Some insiders allege that several problems affecting the distribution side of the electricity business border on internal sabotage.
They also claim some disruptions were deliberately inflicted, including alleged use of online influencers to amplify public anger over power outages.
Power outages have persisted, and service delivery has not improved significantly in parts of the Greater Kampala Metropolitan area.
Several substations are also yet to be rehabilitated.
The online criticism reduced slightly after Mr Mwesigwa’s removal, according to insiders.
Some sources say Mr Mwesigwa had made enemies on several fronts, partly because of stalled procurement tenders linked to companies with political backing.
Mwesigwa’s fate remains uncertain
Former Energy Minister Ruth Nankabirwa sent Mr Mwesigwa on forced leave on April 29.
The decision was reportedly made on the orders of President Museveni, who had raised concerns about UEDCL’s operations.
One concern was the reported rise in electricity losses from 15 percent to 19 percent after UEDCL started operating the national distribution network on April 1, 2025.
Two months later, insiders said UEDCL appeared stuck on Mr Mwesigwa’s fate.
They said there is no fixed duration for forced leave under the Employment Amendment Act.
Attempts to get a comment from UEDCL management were unsuccessful by press time.
The acting Chief Executive Officer, Ms Joselynne Rwakakooko, is reportedly attending a conference in South Africa.
Mr Isaac Mufumbiro, the head of strategy, compliance and regulation, did not respond to queries.

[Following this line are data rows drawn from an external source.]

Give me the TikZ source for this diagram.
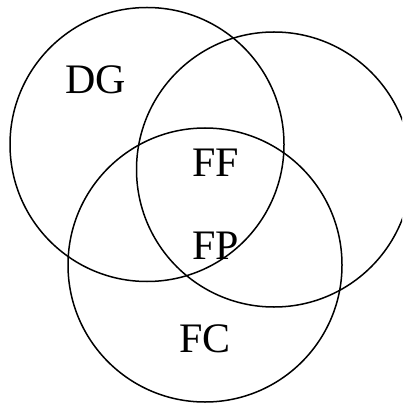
\documentclass[tikz,border=0pt]{standalone}
\usepackage{fontspec}
\setmainfont{Liberation Serif}
\begin{document}
\begin{tikzpicture}[x=1pt,y=-1pt,
  venn/.style={draw=black,line width=1.5pt},
  lbl/.style={font=\fontsize{42}{42}\selectfont,inner sep=0pt,anchor=base}]
\useasboundingbox (0,0) rectangle (402,403);
\clip (0,0) rectangle (402,403);
\fill[white] (0,0) rectangle (402,403);
\draw[venn] (147,144.5) circle[radius=137];
\draw[venn] (274,169.5) circle[radius=137.5];
\draw[venn] (205,265) circle[radius=137];
\node[lbl] (dg) at (96,93.3) {DG};
\node[lbl] (ff) at (215.5,176) {FF};
\node[lbl] (fp) at (216,259) {FP};
\node[lbl] (fc) at (204.7,352.7) {FC};
\end{tikzpicture}
\end{document}
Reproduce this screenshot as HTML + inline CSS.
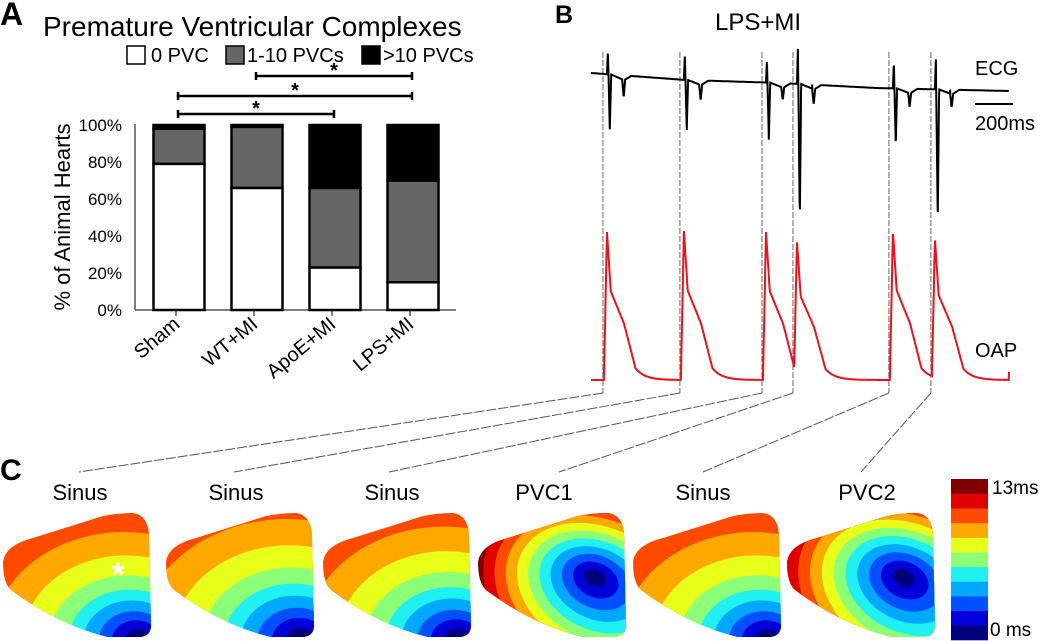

He said he was in hospital and promised to call back, but had not done so by press time. Further attempts to reach him were unsuccessful.
Acting appointments raise questions
According to UEDCL’s human resource organogram, Mr Mufumbiro ranks among mid-level managers.
His position is at the same level as the head of projects and construction, head of human resources, head of corporate and stakeholder affairs, and head of procurement.
Above that level are six senior officers at the rank of chief.
Insiders say the decision to appoint Mr Mufumbiro as acting CEO, despite the presence of senior officers above him, has deepened internal unease.
In the May reshuffle, Mr Isaac Katewanga was named chief commercial officer, replacing Ms Rwakakooko.
The changes also saw former Umeme staff take up key positions at UEDCL.
Mr Steven Illungole replaced Mr Kiiza, while Mr Sylver Hategekema replaced Mr Tibyakinura.
Mr Samuel Omoding replaced Mr Barongo, and Mr Nickson Ahabwe replaced Ms Nakagiri Ssemwanga.
Mr Richard Opiyo replaced Ms Kyomuhendo, Mr Francis Damulira replaced Mr Musafu, and Ms Christine Atuhaire replaced Ms Tumuheirwe.
All the new office holders were appointed in acting capacity.
Nankabirwa defended Mwesigwa’s removal
Speaking during UEDCL’s 21st Annual General Meeting in May, Ms Nankabirwa defended Mr Mwesigwa’s removal.
Ms Nankabirwa, who was later dropped in the Cabinet reshuffle and appointed senior presidential advisor, said UEDCL had recorded some financial improvement.
However, she said that progress had been overshadowed by persistent customer complaints and electricity connection challenges.
Umeme operated Uganda’s distribution infrastructure from 2005 until March 31, 2025.
By the time its concession ended, energy losses averaged 16 percent, down from 38 percent in 2005.
UEDCL had been given a target to reduce losses further to 13.7 percent.
However, according to Ms Nankabirwa’s April 30 letter, losses had instead increased by about six percentage points.
By comparison, Kenya and Tanzania, which have more installed electricity capacity than Uganda, record losses of 22 percent and 17.9 percent respectively.
Meanwhile, preliminary arbitration proceedings in London between Umeme Ltd and the government over payment of the $234.7 million buyout are scheduled to begin later this month.